EY Uruguay Partner outlines the future of technology and the workforce

26 July 2018 Consultancy.lat 4 min. read

In an ongoing global conversation about the future of both jobs and technology in the workplace, Fernando Reggio, a Partner with the EY’s consulting business in Uruguay shares his views on the government’s obligation to train its citizens for the workplace of the future. 

Collecting tax is just a means to an end and that end is efficient public services and social redistribution according to EY’s Fernando Reggio. Speaking to Uruguayan magazine Búsqueda, (in Spanish) Reggio says that whilst technology has made the system itself more efficient, that the rewards are not always being efficiently redistributed to the public. 

“Technology generates transactions more quickly, but it needs people who can assist it. And those people who can assist it [in these transactions] will have more possibilities of work” in the future, Reggio says. “The taxes that finance education, if they were efficient, would then in turn go towards forming that type of people who will go on to work with the same technology.” 
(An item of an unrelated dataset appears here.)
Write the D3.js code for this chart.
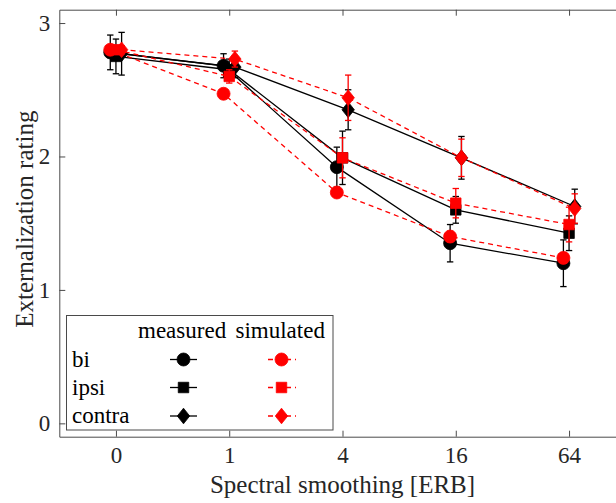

Reggio begins by taking us back to the start of the millennium. “Ten or fifteen years ago we used a way to collect taxes that was not as simple as now,” he says. Today, we can pay our taxes via bank transfers online and on Sundays, which was unheard of in Latin America before the internet. “In this sentiment, it’s progressed in a great way and has given many possibilities so that you don’t have to change location in order to pay.”
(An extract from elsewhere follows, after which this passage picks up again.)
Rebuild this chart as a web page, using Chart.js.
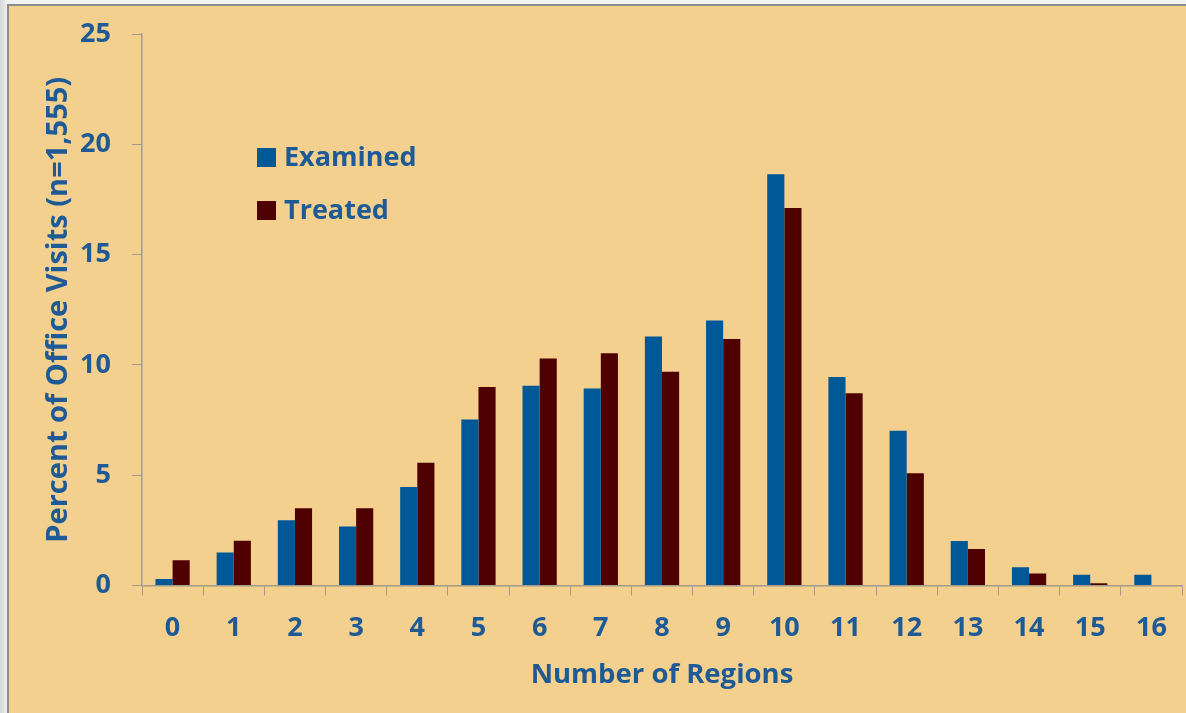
<!DOCTYPE html>
<html>
<head>
<meta charset="utf-8">
<script src="https://cdn.jsdelivr.net/npm/chart.js@4.4.1/dist/chart.umd.min.js"></script>
<style>
  html, body { margin: 0; padding: 0; width: 1186px; height: 713px; overflow: hidden; }
  body { background: linear-gradient(to right, #d6d6d6, #f2f2f2 8px); }
  #frame {
    position: absolute; left: 7px; top: 4px; width: 1200px; height: 720px;
    background: #F3D08E; border-left: 2px solid #8c8c8c; border-top: 2px solid #8c8c8c;
  }
  #wrap { position: absolute; left: 0; top: 0; width: 1186px; height: 713px; }
</style>
</head>
<body>
<div id="frame"></div>
<div id="wrap"><canvas id="barChart"></canvas></div>
<script>
var regions = ['0', '1', '2', '3', '4', '5', '6', '7', '8', '9', '10', '11', '12', '13', '14', '15', '16'];
var examined = [0.3, 1.5, 2.96, 2.67, 4.47, 7.52, 9.05, 8.93, 11.29, 12.01, 18.64, 9.45, 7.02, 2.02, 0.83, 0.49, 0.49];
var treated = [1.14, 2.03, 3.5, 3.5, 5.56, 9.0, 10.29, 10.53, 9.69, 11.17, 17.11, 8.72, 5.09, 1.66, 0.54, 0.1, 0.02];
var yTicks = [0, 5, 10, 15, 20, 25];

var textBlue = '#1d5a96';
var axisGray = '#a39a8a';
var fontFam = "'Open Sans', sans-serif";

// legend drawn inside the plot, top-left
var insideLegend = {
    id: 'insideLegend',
    afterDraw: function (chart) {
        var c = chart.ctx;
        c.save();
        c.font = 'bold 27px ' + fontFam;
        c.textBaseline = 'middle';
        c.textAlign = 'left';
        chart.data.datasets.forEach(function (ds, i) {
            var y = 157 + i * 53;
            c.fillStyle = ds.backgroundColor;
            c.fillRect(257, y - 9, 19, 19);
            c.fillStyle = textBlue;
            c.fillText(ds.label, 284, y + 1);
        });
        c.restore();
    }
};

var ctx = document.getElementById('barChart').getContext('2d');
var myChart = new Chart(ctx, {
    type: 'bar',
    data: {
        labels: regions,
        datasets: [
            {
                label: 'Examined',
                data: examined,
                backgroundColor: '#005896',
                barPercentage: 1,
                categoryPercentage: 0.56
            },
            {
                label: 'Treated',
                data: treated,
                backgroundColor: '#4f0000',
                barPercentage: 1,
                categoryPercentage: 0.56
            }
        ]
    },
    options: {
        responsive: true,
        maintainAspectRatio: false,
        animation: false,
        layout: {
            padding: { left: 41, top: 34, right: 4, bottom: 21 }
        },
        plugins: {
            legend: { display: false },
            title: { display: false },
            tooltip: { enabled: false }
        },
        scales: {
            x: {
                grid: { drawOnChartArea: false, tickLength: 10, color: axisGray, offset: true },
                border: { color: axisGray, width: 1.5 },
                ticks: { color: textBlue, padding: 17, font: { family: fontFam, size: 27, weight: 'bold' } },
                title: {
                    display: true, text: 'Number of Regions', color: textBlue,
                    padding: 0, font: { family: fontFam, size: 27.5, weight: 'bold' }
                },
                afterFit: function (scale) { scale.height = 106.5; }
            },
            y: {
                min: 0,
                max: 25,
                grid: { drawOnChartArea: false, tickLength: 10, color: axisGray },
                border: { color: axisGray, width: 1.5 },
                afterBuildTicks: function (scale) {
                    scale.ticks = yTicks.map(function (v) { return { value: v }; });
                },
                ticks: { color: textBlue, padding: 21, font: { family: fontFam, size: 27, weight: 'bold' } },
                title: {
                    display: true, text: 'Percent of Office Visits (n=1,555)', color: textBlue,
                    padding: 0, font: { family: fontFam, size: 29, weight: 'bold' }
                },
                afterFit: function (scale) {
                    scale.width = 101;
                    scale.paddingTop = 0;
                }
            }
        }
    },
    plugins: [insideLegend]
});
</script>
</body>
</html>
These possibilities have in turn made governments more efficient, however Reggio contends that these efficiencies are not being continued throughout the bureaucratic process of administration. The shortfall he says is across the board but exemplified in public education which is not fulfilling its role to develop the next generations for the future of work. “It’s why private schools are always gaining more ground.”
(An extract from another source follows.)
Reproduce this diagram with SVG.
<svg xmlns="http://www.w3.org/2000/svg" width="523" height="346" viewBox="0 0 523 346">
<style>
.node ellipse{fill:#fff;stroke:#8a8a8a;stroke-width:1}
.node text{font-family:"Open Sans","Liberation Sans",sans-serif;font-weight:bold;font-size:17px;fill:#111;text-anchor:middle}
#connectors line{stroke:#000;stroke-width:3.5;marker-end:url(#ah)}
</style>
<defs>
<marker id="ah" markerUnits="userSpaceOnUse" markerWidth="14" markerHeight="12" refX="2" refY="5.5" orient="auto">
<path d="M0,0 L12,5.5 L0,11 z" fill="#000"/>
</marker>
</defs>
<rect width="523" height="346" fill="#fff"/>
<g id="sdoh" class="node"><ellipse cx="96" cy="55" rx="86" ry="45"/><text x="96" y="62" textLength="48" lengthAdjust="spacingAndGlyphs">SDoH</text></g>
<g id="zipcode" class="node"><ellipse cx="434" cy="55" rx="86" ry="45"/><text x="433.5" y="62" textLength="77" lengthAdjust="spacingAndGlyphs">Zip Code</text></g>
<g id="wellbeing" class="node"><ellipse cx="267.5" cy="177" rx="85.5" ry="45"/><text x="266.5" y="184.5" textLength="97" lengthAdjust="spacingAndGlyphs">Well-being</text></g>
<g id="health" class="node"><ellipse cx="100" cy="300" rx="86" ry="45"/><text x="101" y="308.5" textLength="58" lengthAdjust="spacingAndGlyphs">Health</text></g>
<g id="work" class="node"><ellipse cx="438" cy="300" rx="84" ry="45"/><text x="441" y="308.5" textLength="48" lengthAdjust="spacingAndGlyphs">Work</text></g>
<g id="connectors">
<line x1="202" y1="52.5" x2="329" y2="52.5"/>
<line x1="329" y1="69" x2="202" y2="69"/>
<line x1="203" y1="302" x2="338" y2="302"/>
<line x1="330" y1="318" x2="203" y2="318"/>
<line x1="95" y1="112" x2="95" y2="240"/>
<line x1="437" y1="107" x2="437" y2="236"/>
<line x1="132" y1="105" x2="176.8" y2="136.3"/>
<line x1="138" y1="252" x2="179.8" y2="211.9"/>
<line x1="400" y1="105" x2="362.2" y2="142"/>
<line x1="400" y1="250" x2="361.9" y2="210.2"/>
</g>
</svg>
Just like tax being a means to achieve an end, so too is technology – albeit with a different designated outcome. Reggio gives an example: “There are fewer people working in the fields [in agriculture]. That's true, physically speaking, however, how many people work for the agricultural sector?” 

“How many people are designing harvesters or thinking agricultural inputs (eg. pesticides, fertilisers)? Technology generates work. We had a model in which we gave a service and with that service we relied on technology, but now it has progressed so much that by itself it already provides services. Before, technology assisted us, while now we are increasingly assisting it.”

EY Uruguay Partner Fernando Reggio outlines the future of technology in Uruguay

“Today you have to be more updated because everything changes constantly. We need engineers, people who are helping technology to fulfil its function. All these are jobs that are generated and that will continue to be generated. Before, it was very important to know how to read and write, because the jobs at that time required it. Today it is not enough for you anymore. You have to use technology, know how to operate a cell phone, computers, a lot of tools to be in the labor market. We have to educate people to manage those technologies.”

This is what Reggio means when he is talking about tax and government spending. When tax is collected more efficiently creating savings in the bureaucratic system, those savings should go on to ensure that the public can benefit as well; in this case by turning the focus of education towards the skills which will be necessary to enter a disrupted and technology-driven labour market.

“The end does not change,” he says, referencing that people still want the same things that they did a century ago. Whether it’s job security, money to put one’s children through a good education, to live comfortably and to develop in our professions, those values are the end game. Technology now puts those goals within reach but changes the route to achieve them, and for Reggio, it’s the government’s responsibility to ensure that it passes on the knowledge. 

“Today we [at EY Uruguay] have computer companies that provide engineering services or other functions. We, despite being a firm of accountants, need more and more engineers. This generates alliances with companies because we also have to be more efficient to achieve what we want. The technology fell directly on top of us and we had to learn to use it. Today, companies have to be able to take technology and take it to where we want to use it.

Reggio, when asked if he was worried if technology will take jobs away, said that it's the other way around. Jobs will shift from the low-skilled category to require higher technical knowhow, creating more opportunities for more capable people.“Technology generates transactions more quickly, but it needs people to assist it and those people who can assist it will have a job.” 

“That generates more evolution, more quickly. Robotics is coming, which will replace jobs without any doubt. But others are going to appear, because we need people who work for robotics. So far, that happened in the world. The world changed substantially and there is more and more work,” he concludes.